## EXERCISE
Transcribe the records below from the first line to the line that includes "1764.5, 1822.5, 1783, 1772.5, 1814, 1809.5, 1818.5, 1834.5]", inclusive, and omit the pictures.

## TASK INPUT
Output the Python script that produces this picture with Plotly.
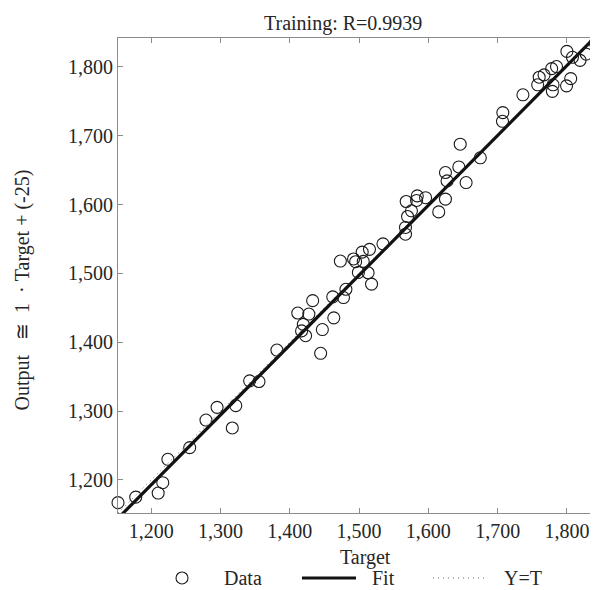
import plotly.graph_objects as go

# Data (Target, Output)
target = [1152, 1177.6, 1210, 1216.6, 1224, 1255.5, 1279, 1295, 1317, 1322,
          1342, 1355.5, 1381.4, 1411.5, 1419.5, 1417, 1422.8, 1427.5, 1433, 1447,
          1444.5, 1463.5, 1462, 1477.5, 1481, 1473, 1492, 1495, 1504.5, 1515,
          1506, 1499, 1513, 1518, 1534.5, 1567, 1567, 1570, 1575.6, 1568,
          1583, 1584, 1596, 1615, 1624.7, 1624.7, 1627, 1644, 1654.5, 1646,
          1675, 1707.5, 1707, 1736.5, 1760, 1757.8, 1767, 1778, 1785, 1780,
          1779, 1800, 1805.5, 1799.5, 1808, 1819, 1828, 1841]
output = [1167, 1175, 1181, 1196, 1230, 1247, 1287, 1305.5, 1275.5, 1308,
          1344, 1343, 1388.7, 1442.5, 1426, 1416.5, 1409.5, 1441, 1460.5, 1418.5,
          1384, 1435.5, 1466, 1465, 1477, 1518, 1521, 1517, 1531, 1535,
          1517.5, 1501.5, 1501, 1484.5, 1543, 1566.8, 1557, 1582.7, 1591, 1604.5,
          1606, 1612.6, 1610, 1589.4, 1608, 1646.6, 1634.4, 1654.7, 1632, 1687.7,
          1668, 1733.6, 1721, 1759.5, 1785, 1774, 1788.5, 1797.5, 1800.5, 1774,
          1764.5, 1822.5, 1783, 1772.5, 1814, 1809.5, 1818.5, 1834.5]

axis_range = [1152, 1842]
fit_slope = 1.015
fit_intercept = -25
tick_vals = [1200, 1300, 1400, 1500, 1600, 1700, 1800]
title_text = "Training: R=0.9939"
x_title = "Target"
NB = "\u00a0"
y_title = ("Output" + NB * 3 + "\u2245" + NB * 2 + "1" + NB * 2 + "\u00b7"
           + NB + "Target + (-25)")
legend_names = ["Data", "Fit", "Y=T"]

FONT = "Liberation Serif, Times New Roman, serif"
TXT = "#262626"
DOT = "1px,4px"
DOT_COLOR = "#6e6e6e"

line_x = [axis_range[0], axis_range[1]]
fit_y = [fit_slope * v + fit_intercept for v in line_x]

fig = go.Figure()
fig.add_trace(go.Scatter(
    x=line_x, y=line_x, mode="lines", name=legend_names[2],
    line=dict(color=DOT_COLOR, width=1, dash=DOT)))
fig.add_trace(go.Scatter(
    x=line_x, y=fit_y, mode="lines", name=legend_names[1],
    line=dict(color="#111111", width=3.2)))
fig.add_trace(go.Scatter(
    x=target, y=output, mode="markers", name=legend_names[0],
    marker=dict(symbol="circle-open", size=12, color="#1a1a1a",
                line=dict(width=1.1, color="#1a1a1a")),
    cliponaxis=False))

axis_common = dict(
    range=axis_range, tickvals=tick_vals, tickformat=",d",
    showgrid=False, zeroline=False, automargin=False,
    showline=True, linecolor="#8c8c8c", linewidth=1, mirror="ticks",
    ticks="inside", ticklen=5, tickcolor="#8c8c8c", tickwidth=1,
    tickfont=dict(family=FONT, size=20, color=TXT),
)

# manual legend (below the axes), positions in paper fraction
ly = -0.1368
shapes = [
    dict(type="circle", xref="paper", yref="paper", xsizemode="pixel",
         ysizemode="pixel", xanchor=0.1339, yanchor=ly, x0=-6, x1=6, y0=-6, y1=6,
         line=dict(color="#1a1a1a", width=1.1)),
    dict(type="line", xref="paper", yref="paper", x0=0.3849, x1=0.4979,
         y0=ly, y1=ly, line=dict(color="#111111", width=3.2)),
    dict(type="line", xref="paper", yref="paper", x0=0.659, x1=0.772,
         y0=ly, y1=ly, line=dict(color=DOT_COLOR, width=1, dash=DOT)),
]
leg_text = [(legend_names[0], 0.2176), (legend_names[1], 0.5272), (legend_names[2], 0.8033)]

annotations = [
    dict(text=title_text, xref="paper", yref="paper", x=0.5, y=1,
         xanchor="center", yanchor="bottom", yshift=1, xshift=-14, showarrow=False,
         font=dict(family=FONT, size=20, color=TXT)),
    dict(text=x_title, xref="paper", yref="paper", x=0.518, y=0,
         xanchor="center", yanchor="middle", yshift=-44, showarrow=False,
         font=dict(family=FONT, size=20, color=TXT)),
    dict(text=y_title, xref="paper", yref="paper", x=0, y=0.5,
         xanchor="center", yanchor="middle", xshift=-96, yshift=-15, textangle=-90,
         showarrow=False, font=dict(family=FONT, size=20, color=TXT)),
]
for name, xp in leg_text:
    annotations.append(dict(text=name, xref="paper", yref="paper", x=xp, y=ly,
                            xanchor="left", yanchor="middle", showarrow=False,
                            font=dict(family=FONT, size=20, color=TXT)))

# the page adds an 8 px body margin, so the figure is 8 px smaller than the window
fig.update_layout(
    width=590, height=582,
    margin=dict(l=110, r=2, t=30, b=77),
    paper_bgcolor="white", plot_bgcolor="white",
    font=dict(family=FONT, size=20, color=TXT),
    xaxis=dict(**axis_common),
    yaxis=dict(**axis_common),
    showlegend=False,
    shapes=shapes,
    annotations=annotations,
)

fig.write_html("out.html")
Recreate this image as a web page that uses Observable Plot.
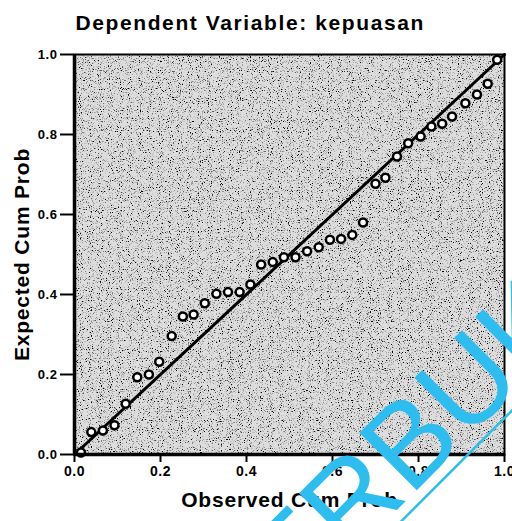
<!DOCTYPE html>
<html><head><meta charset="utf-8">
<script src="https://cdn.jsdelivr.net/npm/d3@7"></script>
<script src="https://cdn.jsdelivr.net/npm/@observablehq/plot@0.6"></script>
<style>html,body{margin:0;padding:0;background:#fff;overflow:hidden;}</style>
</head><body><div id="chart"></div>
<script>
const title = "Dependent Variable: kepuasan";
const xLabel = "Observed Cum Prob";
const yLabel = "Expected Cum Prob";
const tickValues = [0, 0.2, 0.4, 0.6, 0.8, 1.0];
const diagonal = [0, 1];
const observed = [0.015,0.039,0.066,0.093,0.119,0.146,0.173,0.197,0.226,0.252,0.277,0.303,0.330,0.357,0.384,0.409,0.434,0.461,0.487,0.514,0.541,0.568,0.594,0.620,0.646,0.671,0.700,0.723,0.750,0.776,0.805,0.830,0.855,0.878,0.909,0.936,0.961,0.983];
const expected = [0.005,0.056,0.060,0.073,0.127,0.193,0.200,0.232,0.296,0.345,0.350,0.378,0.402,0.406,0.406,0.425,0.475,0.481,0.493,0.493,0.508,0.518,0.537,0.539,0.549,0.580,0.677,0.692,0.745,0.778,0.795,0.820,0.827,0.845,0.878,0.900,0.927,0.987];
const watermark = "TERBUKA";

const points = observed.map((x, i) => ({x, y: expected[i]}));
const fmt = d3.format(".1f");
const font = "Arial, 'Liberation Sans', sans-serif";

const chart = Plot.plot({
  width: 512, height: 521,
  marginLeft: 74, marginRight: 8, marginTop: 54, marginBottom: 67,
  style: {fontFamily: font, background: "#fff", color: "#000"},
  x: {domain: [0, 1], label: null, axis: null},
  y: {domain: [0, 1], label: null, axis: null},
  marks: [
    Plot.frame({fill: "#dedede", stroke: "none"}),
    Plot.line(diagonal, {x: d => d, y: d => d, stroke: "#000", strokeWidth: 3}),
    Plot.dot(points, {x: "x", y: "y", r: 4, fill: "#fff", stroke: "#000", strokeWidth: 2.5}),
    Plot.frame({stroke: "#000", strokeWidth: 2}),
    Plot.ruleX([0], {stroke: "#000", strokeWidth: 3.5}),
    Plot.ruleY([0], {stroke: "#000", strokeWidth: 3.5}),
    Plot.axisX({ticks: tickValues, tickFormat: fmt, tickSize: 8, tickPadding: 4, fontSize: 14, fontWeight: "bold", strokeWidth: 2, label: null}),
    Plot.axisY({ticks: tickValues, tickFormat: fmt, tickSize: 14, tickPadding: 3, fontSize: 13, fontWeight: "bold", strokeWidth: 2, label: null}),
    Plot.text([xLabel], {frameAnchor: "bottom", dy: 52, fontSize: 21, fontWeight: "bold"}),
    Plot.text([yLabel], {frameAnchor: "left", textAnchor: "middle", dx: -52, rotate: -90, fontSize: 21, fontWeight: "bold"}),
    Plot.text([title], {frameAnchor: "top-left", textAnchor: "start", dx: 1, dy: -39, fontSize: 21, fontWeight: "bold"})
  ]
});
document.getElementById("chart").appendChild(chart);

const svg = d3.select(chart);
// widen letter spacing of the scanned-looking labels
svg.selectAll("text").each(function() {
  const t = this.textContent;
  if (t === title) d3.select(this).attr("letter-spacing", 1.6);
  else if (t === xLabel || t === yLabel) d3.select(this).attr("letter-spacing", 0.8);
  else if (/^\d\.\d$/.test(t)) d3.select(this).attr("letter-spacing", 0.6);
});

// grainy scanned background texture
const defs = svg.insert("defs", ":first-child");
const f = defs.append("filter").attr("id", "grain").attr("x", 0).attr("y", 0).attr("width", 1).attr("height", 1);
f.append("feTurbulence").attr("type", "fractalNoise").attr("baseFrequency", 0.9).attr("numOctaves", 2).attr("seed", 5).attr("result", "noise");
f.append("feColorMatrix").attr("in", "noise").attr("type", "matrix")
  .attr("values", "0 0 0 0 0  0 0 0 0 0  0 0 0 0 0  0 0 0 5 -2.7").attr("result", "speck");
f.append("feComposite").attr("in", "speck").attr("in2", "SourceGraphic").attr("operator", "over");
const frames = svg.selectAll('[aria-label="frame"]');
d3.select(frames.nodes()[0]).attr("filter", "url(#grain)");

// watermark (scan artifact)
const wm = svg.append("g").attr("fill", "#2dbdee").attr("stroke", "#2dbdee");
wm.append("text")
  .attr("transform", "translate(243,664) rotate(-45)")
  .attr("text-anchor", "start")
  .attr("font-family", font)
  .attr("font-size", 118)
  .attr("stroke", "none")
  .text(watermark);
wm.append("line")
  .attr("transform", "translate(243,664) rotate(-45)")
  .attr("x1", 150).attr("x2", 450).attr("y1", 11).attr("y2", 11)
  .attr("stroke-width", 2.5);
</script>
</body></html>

## CORRECT OUTPUT
Output the Python script that produces this picture with Plotly.
import plotly.graph_objects as go

# Data (Target, Output)
target = [1152, 1177.6, 1210, 1216.6, 1224, 1255.5, 1279, 1295, 1317, 1322,
          1342, 1355.5, 1381.4, 1411.5, 1419.5, 1417, 1422.8, 1427.5, 1433, 1447,
          1444.5, 1463.5, 1462, 1477.5, 1481, 1473, 1492, 1495, 1504.5, 1515,
          1506, 1499, 1513, 1518, 1534.5, 1567, 1567, 1570, 1575.6, 1568,
          1583, 1584, 1596, 1615, 1624.7, 1624.7, 1627, 1644, 1654.5, 1646,
          1675, 1707.5, 1707, 1736.5, 1760, 1757.8, 1767, 1778, 1785, 1780,
          1779, 1800, 1805.5, 1799.5, 1808, 1819, 1828, 1841]
output = [1167, 1175, 1181, 1196, 1230, 1247, 1287, 1305.5, 1275.5, 1308,
          1344, 1343, 1388.7, 1442.5, 1426, 1416.5, 1409.5, 1441, 1460.5, 1418.5,
          1384, 1435.5, 1466, 1465, 1477, 1518, 1521, 1517, 1531, 1535,
          1517.5, 1501.5, 1501, 1484.5, 1543, 1566.8, 1557, 1582.7, 1591, 1604.5,
          1606, 1612.6, 1610, 1589.4, 1608, 1646.6, 1634.4, 1654.7, 1632, 1687.7,
          1668, 1733.6, 1721, 1759.5, 1785, 1774, 1788.5, 1797.5, 1800.5, 1774,
          1764.5, 1822.5, 1783, 1772.5, 1814, 1809.5, 1818.5, 1834.5]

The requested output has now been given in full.